Some people respond better to a single grounding anchor than a full exercise. Placing an ice cube in their hand, having them hold something cold, or asking them to press their feet firmly into the ground can be enough to break the cycle of escalating panic.
Reduce Sensory Overload
The environment matters more than most people realize. Bright lights, loud music, crowds, and strong smells all add to the nervous system’s sense of being overwhelmed. If you’re in a noisy or crowded space, gently guide the person somewhere quieter. Dim the lights if you can. Turn off the TV or music.
If you can’t change the environment, try to create a small bubble of calm. Stand or sit between them and the busiest part of the room. Offer noise-cancelling headphones or earbuds if available. A fidget object, stress ball, or even a piece of textured fabric can give their hands something to focus on, which helps redirect nervous energy.
Ask before touching them. Some people find a hand on the shoulder or a hug grounding, while others feel more trapped and panicked by physical contact during an attack. A simple “Is it okay if I put my hand on your back?” respects their autonomy without making them feel alone.
What Not to Do
Don’t crowd them. Having multiple people hovering with concerned faces amplifies the sense that something is seriously wrong. If you’re in a group, one person should take the lead while others give space.
Don’t force them to talk about what triggered the attack while it’s still happening. Processing comes later. Right now, their brain is in survival mode and can’t productively analyze the cause. Don’t take it personally if they snap at you or push you away. The fight-or-flight response can make people irritable or avoidant, and it’s not a reflection of how they feel about your help.
Don’t tell them to “just breathe” without actually guiding the breathing. The instruction alone can feel dismissive. Breathing alongside them, with a specific count, is what makes the difference.
When the Attack Could Be Something Else
Anxiety attacks and heart attacks share several symptoms: chest pain, shortness of breath, dizziness, and nausea. This overlap makes it genuinely difficult to tell them apart in the moment. A few patterns can help you decide whether to call for emergency help.

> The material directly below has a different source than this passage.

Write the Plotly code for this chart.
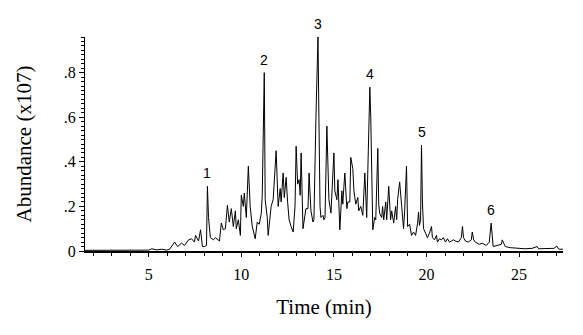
import plotly.graph_objects as go

# Retention time (min) and abundance (x10^7)
time_min = [1.56, 5.0, 5.16, 5.43, 5.7,
            5.97, 6.13, 6.24, 6.40, 6.56, 6.77, 6.94, 7.15, 7.31, 7.47, 7.53, 7.69, 7.80, 7.90,
            8.01, 8.12, 8.17, 8.23, 8.33, 8.49, 8.60, 8.71, 8.82, 8.92, 9.03, 9.14, 9.25, 9.35,
            9.46, 9.57, 9.68, 9.73, 9.84, 9.95, 10.0, 10.11, 10.16, 10.27, 10.38, 10.48, 10.59,
            10.75, 10.86, 10.97, 11.08, 11.13, 11.18, 11.24, 11.29, 11.40, 11.45, 11.61, 11.72,
            11.88, 11.99, 12.10, 12.15, 12.26, 12.32, 12.42, 12.50, 12.58, 12.69, 12.80, 12.90,
            12.96, 13.04, 13.12, 13.18, 13.23, 13.33, 13.39, 13.49, 13.60, 13.66, 13.71, 13.76,
            13.87, 13.92, 14.03, 14.14, 14.19, 14.25, 14.30, 14.41, 14.46, 14.52, 14.62, 14.68,
            14.73, 14.84, 14.89, 15.0, 15.05, 15.16, 15.22, 15.27, 15.32, 15.43, 15.48, 15.54,
            15.59, 15.70, 15.75, 15.86, 15.91, 16.02, 16.08, 16.18, 16.29, 16.34, 16.45, 16.56,
            16.61, 16.67, 16.77, 16.88, 16.94, 16.99, 17.10, 17.20, 17.26, 17.37, 17.42, 17.47,
            17.58, 17.63, 17.69, 17.80, 17.85, 17.96, 18.06, 18.12, 18.23, 18.33, 18.39, 18.44,
            18.55, 18.66, 18.76, 18.82, 18.92, 18.98, 19.09, 19.19, 19.30, 19.41, 19.52, 19.57,
            19.62, 19.68, 19.73, 19.78, 19.84, 19.95, 20.05, 20.16, 20.27, 20.32, 20.43, 20.54,
            20.59, 20.70, 20.81, 20.91, 21.02, 21.13, 21.24, 21.34, 21.45, 21.56, 21.72, 21.88,
            21.94, 22.0, 22.1, 22.26, 22.42, 22.47, 22.55, 22.63, 22.85, 23.01, 23.23, 23.39,
            23.49, 23.6, 23.82, 24.04, 24.09, 24.2, 24.25, 24.52, 24.95, 25.32, 25.7, 25.97,
            26.05, 26.18, 26.4, 26.67, 26.88, 27.04, 27.12, 27.2, 27.37]
abundance = [0.003, 0.004, 0.01, 0.005, 0.008,
             0.004, 0.008, 0.022, 0.04, 0.02, 0.035, 0.025, 0.05, 0.055, 0.04, 0.07, 0.045, 0.095, 0.02,
             0.02, 0.025, 0.29, 0.15, 0.06, 0.05, 0.06, 0.05, 0.045, 0.125, 0.095, 0.1, 0.205, 0.13,
             0.19, 0.11, 0.18, 0.10, 0.14, 0.07, 0.25, 0.2, 0.26, 0.15, 0.38, 0.2, 0.11,
             0.055, 0.13, 0.12, 0.17, 0.25, 0.55, 0.80, 0.23, 0.15, 0.07, 0.2, 0.23,
             0.45, 0.2, 0.28, 0.22, 0.35, 0.24, 0.33, 0.22, 0.14, 0.11, 0.085, 0.2,
             0.47, 0.3, 0.32, 0.25, 0.44, 0.10, 0.14, 0.19, 0.19, 0.35, 0.26, 0.18,
             0.13, 0.14, 0.6, 0.96, 0.6, 0.2, 0.15, 0.16, 0.14, 0.15, 0.56, 0.4,
             0.23, 0.17, 0.24, 0.44, 0.27, 0.23, 0.32, 0.14, 0.095, 0.27, 0.21, 0.29,
             0.35, 0.19, 0.22, 0.22, 0.42, 0.37, 0.27, 0.21, 0.24, 0.18, 0.20, 0.16,
             0.24, 0.35, 0.15, 0.5, 0.735, 0.6, 0.095, 0.15, 0.14, 0.46, 0.21, 0.17,
             0.15, 0.2, 0.14, 0.22, 0.14, 0.29, 0.14, 0.18, 0.125, 0.2, 0.14, 0.23,
             0.31, 0.2, 0.10, 0.18, 0.38, 0.11, 0.12, 0.07, 0.085, 0.07, 0.125, 0.175,
             0.115, 0.14, 0.475, 0.22, 0.10, 0.08, 0.06, 0.08, 0.11, 0.06, 0.05, 0.07,
             0.04, 0.055, 0.05, 0.06, 0.04, 0.055, 0.04, 0.045, 0.05, 0.045, 0.04, 0.06,
             0.11, 0.06, 0.045, 0.04, 0.05, 0.085, 0.05, 0.04, 0.03, 0.035, 0.025, 0.04,
             0.125, 0.02, 0.025, 0.03, 0.05, 0.025, 0.02, 0.015, 0.012, 0.01, 0.012, 0.02,
             0.01, 0.01, 0.012, 0.01, 0.012, 0.022, 0.01, 0.008, 0.008]

# Numbered peaks
peak_labels = ["1", "2", "3", "4", "5", "6"]
peak_times = [8.17, 11.24, 14.14, 16.94, 19.73, 23.49]
peak_heights = [0.29, 0.80, 0.96, 0.735, 0.475, 0.125]

y_tickvals = [0, 0.2, 0.4, 0.6, 0.8]
y_ticktext = ["0", ".2", ".4", ".6", ".8"]
x_tickvals = [5, 10, 15, 20, 25]

serif = "Liberation Serif, Times New Roman, serif"

fig = go.Figure()
fig.add_trace(go.Scatter(x=time_min, y=abundance, mode="lines",
                         line=dict(color="black", width=1), showlegend=False,
                         hoverinfo="skip"))

for lab, t, h in zip(peak_labels, peak_times, peak_heights):
    fig.add_annotation(x=t, y=h, text=lab, showarrow=False, yanchor="bottom",
                       yshift=3, font=dict(family="Liberation Sans, Arial, sans-serif",
                                           size=14, color="black"))

fig.update_layout(
    width=583, height=335,
    margin=dict(l=85, r=20, t=37, b=84),
    paper_bgcolor="white", plot_bgcolor="white",
    font=dict(family=serif, color="black"),
    xaxis=dict(range=[1.56, 27.37], tickvals=x_tickvals, ticks="outside", ticklen=4,
               tickwidth=1, tickcolor="black", showline=True, linecolor="black",
               linewidth=2, showgrid=False, zeroline=False, ticklabelstandoff=4,
               tickfont=dict(family=serif, size=16),
               minor=dict(dtick=1, tick0=0, ticks="outside", ticklen=3, tickcolor="black"),
               title=dict(text="Time (min)", font=dict(family=serif, size=21), standoff=17)),
    yaxis=dict(range=[0, 0.96], tickvals=y_tickvals, ticktext=y_ticktext, ticks="outside",
               ticklen=5, tickwidth=1, tickcolor="black", showline=True, linecolor="black",
               linewidth=1, showgrid=False, zeroline=False,
               tickfont=dict(family=serif, size=16),
               minor=dict(dtick=0.02, tick0=0, ticks="outside", ticklen=3, tickcolor="black"),
               title=dict(text="Abundance (x107)", font=dict(family=serif, size=21), standoff=26)),
)

fig.write_html("out.html")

Anxiety attack symptoms typically peak within minutes and then gradually fade. The whole episode usually resolves within an hour, and afterward the person feels better, if drained. Heart attack symptoms persist or come in waves, getting better and then worse again, but never fully letting up. If the person has no history of anxiety or panic attacks and wakes up with sudden chest pain, that’s a stronger signal to seek emergency care. Chest pain that hits 9 or 10 on the pain scale, drops to 3 or 4, and then climbs again is a classic heart attack pattern.
When in doubt, treat it as a medical emergency. It’s always safer to call for help and learn it was a panic attack than to assume it’s anxiety and be wrong.
After the Attack Passes
Once the worst has subsided, the person will likely feel exhausted, embarrassed, or both. Keep your tone normal. Don’t make a big production of what just happened, but don’t pretend it didn’t happen either. Something like “That looked really rough. How are you feeling now?” strikes the right balance.
Offer water. Suggest sitting somewhere comfortable for a few minutes before they try to resume whatever they were doing. The body needs time to clear the stress hormones, and jumping back into activity too quickly can trigger a second wave of symptoms.
If the person experiences attacks regularly, this is a good time (not during the attack) to gently mention that effective treatments exist. Therapy focused on changing thought patterns and gradual exposure to feared situations has strong evidence behind it, and many people see significant improvement within a few months. Your role isn’t to push, but knowing someone cares enough to bring it up can be the nudge that gets a person to seek help.